For India specifically, falling crude is not just a sentiment story. It is a fundamental improvement. India imports roughly 85% of its oil. Every meaningful decline in Brent directly improves the current account deficit, reduces the government's fuel subsidy burden, and compresses input costs across manufacturing, transport, and FMCG. The rupee strengthened to 92.86 against the dollar, providing relief to importers. FMCG, banking, and auto were the sectors that benefited most directly.

Indian markets are approximately 5% below their pre-conflict peaks but have recovered more than 8% in April alone. The RBI held the repo rate at 5.25% at its April meeting and maintained a neutral stance, though it flagged upside inflation risks from oil. That risk has now reduced meaningfully, at least for as long as the ceasefire holds.

Wipro's cautious Q1 guidance weighed on IT. Reliance and HDFC Bank provided the heavyweight support that kept indices above key levels.

What to Watch This Week

Week of 20 to 26 April 2026

The ceasefire expires 22 April. This is the single most important event of the week. The US-Iran ceasefire is a 10-day arrangement. If it does not extend, oil moves back toward $110 immediately and the entire risk-on trade from last week gets partially or fully unwound. Watch weekend headlines carefully.

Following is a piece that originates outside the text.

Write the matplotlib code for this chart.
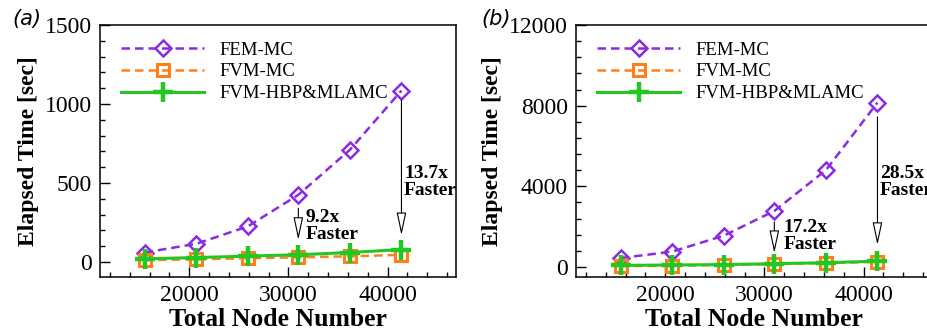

US Flash PMIs (Thursday). Manufacturing and services PMIs for the Eurozone, UK, and US. The most important growth and inflation data point of the week. Will tell us whether the economy was already slowing before the geopolitical relief, or whether momentum was intact.

US Retail Sales (Tuesday). Consumer health check. Lower petrol prices should support consumption but the data will reveal whether that support is actually showing up.

India earnings. HCL Tech and Persistent Systems will set the tone for IT after Wipro's weak showing. Reliance Industries commentary on new energy and retail margins will be closely watched. Q4 result season picking up steam.

India-US trade talks resume Monday in Washington. Any movement on the Bilateral Trade Agreement, particularly tariff adjustments, will be market-relevant. India's Defence Minister visits Germany from 21 April. Reported $8 billion submarine deal discussions could spark interest in HAL and Mazagon Dock.

RBI policy minutes Wednesday. The April 8 meeting minutes release. Watch for any fresh language on oil and inflation risks, which look quite different today than they did two weeks ago.

The Bottom Line

Last week was a clean geopolitical relief trade. The mechanism was simple: ceasefire reduces oil risk, oil falls, inflation expectations fall, yields fall, equities and bonds both rally. India benefits disproportionately from lower oil given its import dependence. The market read it correctly and moved accordingly.

The question that matters now is durability. The ceasefire window is narrow and the underlying tension has not resolved. Gold holding its gains while equities rallied is the market's way of saying it believes the trade but does not fully trust it. That is a reasonable position. Sentiment can shift as quickly in the other direction if 22 April does not go well.

For Indian investors, the structural picture has genuinely improved this week. Lower crude, a stronger rupee, falling domestic volatility, and an RBI that is unlikely to tighten in this environment are all real positives. The question is whether geopolitics gives those fundamentals enough room to be priced in.